Em 12 de dezembro de 2024, o Superior Tribunal de Justiça (STJ) recebeu um pedido inusitado: a impetração de habeas corpus que, ao invés de pleitear liberdade, solicitava a prisão do presidente da Rússia, Vladimir Putin, sob o argumento de cumprimento de decisão do Tribunal Penal Internacional.
O caso foi classificado como “inusitado” pelo presidente do STJ, ministro Herman Benjamin, não apenas pelo personagem envolvido, mas pela contradição entre o pedido e a própria finalidade do habeas corpus, instrumento constitucional voltado à proteção da liberdade de locomoção.
Apesar do absurdo, a petição tramitou formalmente: foi apreciada monocraticamente, submetida à decisão colegiada e chegou até a Vice-Presidência da corte em razão de recursos internos. O episódio se soma aos mais de um milhão de habeas corpus já recebidos pelo STJ, marca histórica atingida em abril de 2024 e que, segundo os ministros da corte, revela tanto o alcance democrático quanto o uso distorcido do instituto.
Previsto no artigo 5º, inciso LXVIII, da Constituição Federal, e no artigo 647 do Código de Processo Penal (CPP), o habeas corpus é gratuito, prescinde de formalidades rígidas e tem tramitação célere.
Originalmente concebido para proteger o direito de ir e vir diante de coações ou ameaças ilegais, o instrumento ganhou centralidade na atuação dos tribunais penais, mas também passou a ser usado de forma inadequada, como mostram alguns casos que se tornaram célebres.

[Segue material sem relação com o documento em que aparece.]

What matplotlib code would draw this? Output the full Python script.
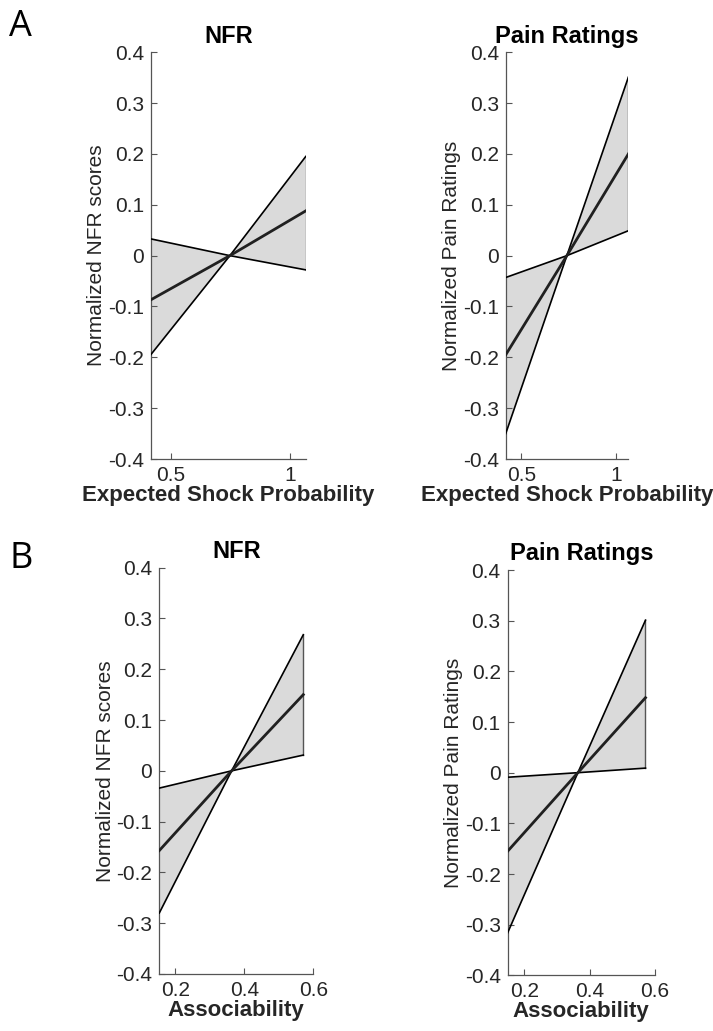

A facilidade de acesso ao Judiciário, impulsionada pelo processo eletrônico, tornou o habeas corpus uma via alternativa para contestar qualquer decisão penal desfavorável, inclusive substituindo recursos cabíveis previstos em lei. Segundo o ministro Ribeiro Dantas, relator do habeas corpus de número 1.000.000, cerca de 70% dos processos nas turmas criminais do STJ hoje são habeas corpus – número que, segundo ele, compromete a principal função da corte: a uniformização da jurisprudência por meio do julgamento de recursos especiais.
Como forma de conter o abuso do instrumento, o presidente do STJ aplicou multa de R$ 6 mil a um impetrante que reiterou pedidos sem respaldo legal, com base no artigo 77 do Código de Processo Civil. Em julgamento do HC 980.750, Herman Benjamin reforçou que o habeas corpus não pode ser utilizado como “brincadeira”, “chicana judicial” ou “estratégia midiática”.
O uso do habeas corpus de forma ampla remonta à tradição brasileira. Ainda no século XIX, o instrumento passou a ser utilizado para corrigir ilegalidades diversas, até mesmo aquelas não ligadas diretamente à liberdade de locomoção. A Constituição de 1891 não restringiu seu uso a esse direito, e só a partir de 1926 é que a garantia foi delimitada formalmente.
Hoje, o Brasil mantém uma interpretação mais flexível do habeas corpus, diferentemente de países com modelos mais restritivos. Segundo o ministro Rogerio Schietti Cruz, essa característica reflete também a memória da ditadura militar, quando o AI-5 suspendeu o uso do habeas corpus em casos políticos, e a Constituição de 1988, ao restabelecê-lo, ampliou seu alcance como reação ao arbítrio estatal.